Preventing a Pelosi-led House from oversight functions might be of particular interest, as Democrats already plan a massive blitz of investigations into Trump’s finances, policies, and potentially corrupt acts by his Cabinet. Education Secretary Betsy DeVos alone could be facing five different lines of inquiry from the new Congress.

Democrats also plan to kick off the legislative calendar with H.R. 1, a sweeping package of reforms to voting rights, redistricting, campaign finance, and congressional and presidential ethics law — which is both badly needed and politically embarrassing for Trump and Senate Republicans to stamp out. Having to hold continual votes to reopen the government could complicate the rollout of Democrats’ own legislation.

Trump’s strategy is hardly new. Notwithstanding cases of backlash like the controversy over family separations this summer, changing the national subject to immigration has generally been to the president’s strategy to rile his base, and derail his opponents’ attempts to hold him accountable.

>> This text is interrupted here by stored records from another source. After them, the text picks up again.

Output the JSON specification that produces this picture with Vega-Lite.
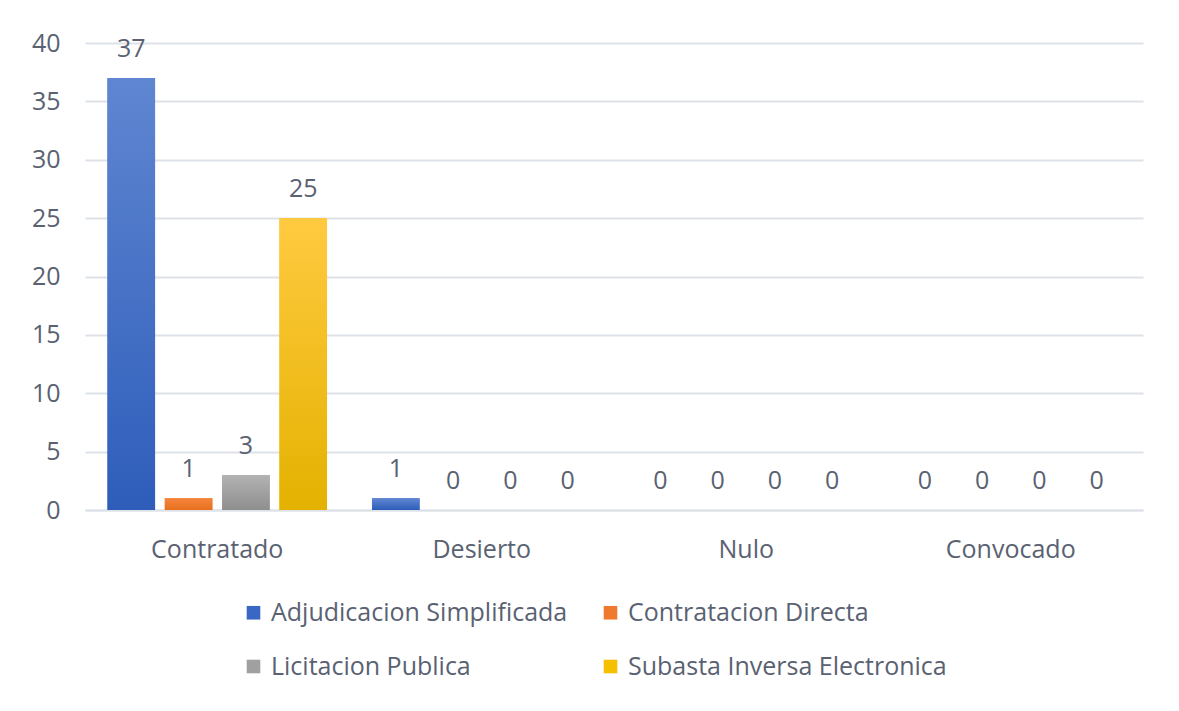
{
  "$schema": "https://vega.github.io/schema/vega-lite/v6.json",
  "width": 1058,
  "height": 467,
  "autosize": {"type": "none"},
  "padding": {"left": 85, "top": 43, "right": 36, "bottom": 201},
  "background": "white",
  "config": {
    "view": {"stroke": null},
    "font": "Open Sans",
    "axis": {"labelFont": "Open Sans", "labelFontSize": 25, "labelColor": "#5a6272"},
    "legend": {"labelFont": "Open Sans", "labelFontSize": 25, "labelColor": "#5a6272"}
  },
  "data": {
    "values": [
      {"estado": "Contratado", "modalidad": "Adjudicacion Simplificada", "n": 37},
      {"estado": "Contratado", "modalidad": "Contratacion Directa", "n": 1},
      {"estado": "Contratado", "modalidad": "Licitacion Publica", "n": 3},
      {"estado": "Contratado", "modalidad": "Subasta Inversa Electronica", "n": 25},
      {"estado": "Desierto", "modalidad": "Adjudicacion Simplificada", "n": 1},
      {"estado": "Desierto", "modalidad": "Contratacion Directa", "n": 0},
      {"estado": "Desierto", "modalidad": "Licitacion Publica", "n": 0},
      {"estado": "Desierto", "modalidad": "Subasta Inversa Electronica", "n": 0},
      {"estado": "Nulo", "modalidad": "Adjudicacion Simplificada", "n": 0},
      {"estado": "Nulo", "modalidad": "Contratacion Directa", "n": 0},
      {"estado": "Nulo", "modalidad": "Licitacion Publica", "n": 0},
      {"estado": "Nulo", "modalidad": "Subasta Inversa Electronica", "n": 0},
      {"estado": "Convocado", "modalidad": "Adjudicacion Simplificada", "n": 0},
      {"estado": "Convocado", "modalidad": "Contratacion Directa", "n": 0},
      {"estado": "Convocado", "modalidad": "Licitacion Publica", "n": 0},
      {"estado": "Convocado", "modalidad": "Subasta Inversa Electronica", "n": 0}
    ]
  },
  "encoding": {
    "x": {
      "field": "estado", "type": "nominal", "sort": null, "title": null,
      "scale": {"paddingInner": 0.17, "paddingOuter": 0.085},
      "axis": {"labelAngle": 0, "ticks": false, "domain": true, "domainColor": "#dde1e8", "domainWidth": 2, "labelPadding": 27}
    },
    "xOffset": {
      "field": "modalidad", "type": "nominal", "sort": null,
      "scale": {"paddingInner": 0.17, "paddingOuter": 0}
    },
    "y": {
      "field": "n", "type": "quantitative", "title": null,
      "scale": {"domain": [0, 40], "nice": false},
      "axis": {"values": [0, 5, 10, 15, 20, 25, 30, 35, 40], "domain": false, "ticks": false, "gridColor": "#dde1e8", "gridWidth": 2, "labelPadding": 25}
    }
  },
  "layer": [
    {
      "mark": {"type": "bar"},
      "encoding": {
        "color": {
          "field": "modalidad", "type": "nominal", "sort": null, "title": null,
          "scale": {"range": ["#3a67c4", "#ef7a2f", "#a0a0a0", "#f5c000"]},
          "legend": {
            "orient": "none", "legendX": 156, "legendY": 557,
            "direction": "horizontal",
            "columns": 2, "symbolType": "square", "symbolSize": 185,
            "symbolStrokeWidth": 0, "rowPadding": 28, "columnPadding": 30,
            "labelOffset": 5, "labelLimit": 0
          }
        }
      }
    },
    {
      "transform": [{"filter": "datum.modalidad === 'Adjudicacion Simplificada'"}],
      "mark": {"type": "bar",
        "color": {"gradient": "linear", "x1": 0, "y1": 0, "x2": 0, "y2": 1,
          "stops": [{"offset": 0, "color": "#5f86d1"}, {"offset": 1, "color": "#2e5dba"}]}}
    },
    {
      "transform": [{"filter": "datum.modalidad === 'Contratacion Directa'"}],
      "mark": {"type": "bar",
        "color": {"gradient": "linear", "x1": 0, "y1": 0, "x2": 0, "y2": 1,
          "stops": [{"offset": 0, "color": "#f5843c"}, {"offset": 1, "color": "#e6701f"}]}}
    },
    {
      "transform": [{"filter": "datum.modalidad === 'Licitacion Publica'"}],
      "mark": {"type": "bar",
        "color": {"gradient": "linear", "x1": 0, "y1": 0, "x2": 0, "y2": 1,
          "stops": [{"offset": 0, "color": "#b3b3b3"}, {"offset": 1, "color": "#8e8e8e"}]}}
    },
    {
      "transform": [{"filter": "datum.modalidad === 'Subasta Inversa Electronica'"}],
      "mark": {"type": "bar",
        "color": {"gradient": "linear", "x1": 0, "y1": 0, "x2": 0, "y2": 1,
          "stops": [{"offset": 0, "color": "#ffca40"}, {"offset": 1, "color": "#e3b200"}]}}
    },
    {
      "mark": {"type": "text", "baseline": "alphabetic", "dy": -21, "fontSize": 25, "color": "#5a6272", "font": "Open Sans"},
      "encoding": {"text": {"field": "n", "type": "quantitative"}}
    }
  ]
}
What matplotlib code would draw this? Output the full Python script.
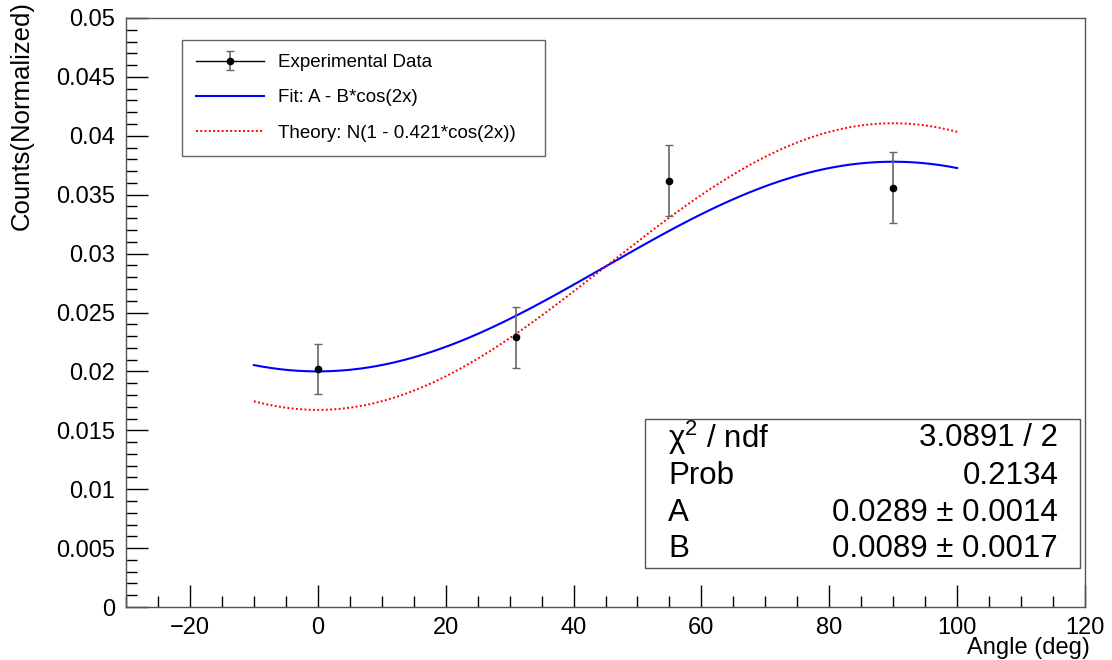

In the run-up to the midterm elections, Trump ratcheted up racist rhetoric about the approaching migrant caravan and even proposed ending the constitutional guarantee of birthright citizenship.

But there is little evidence the president’s immigration scaremongering did anything to contain the GOP’s landslide losses in the House — it may have even backfired. And a new Reuters/Ipsos poll says that the public is ready to put the blame on Trump for the shutdown by a margin of 47 to 33, which is hardly a surprise as Trump himself boasted he would own the shutdown weeks ago.

So it may well be that Trump’s strategy will take him out of one politically damaging situation — and into an even worse one.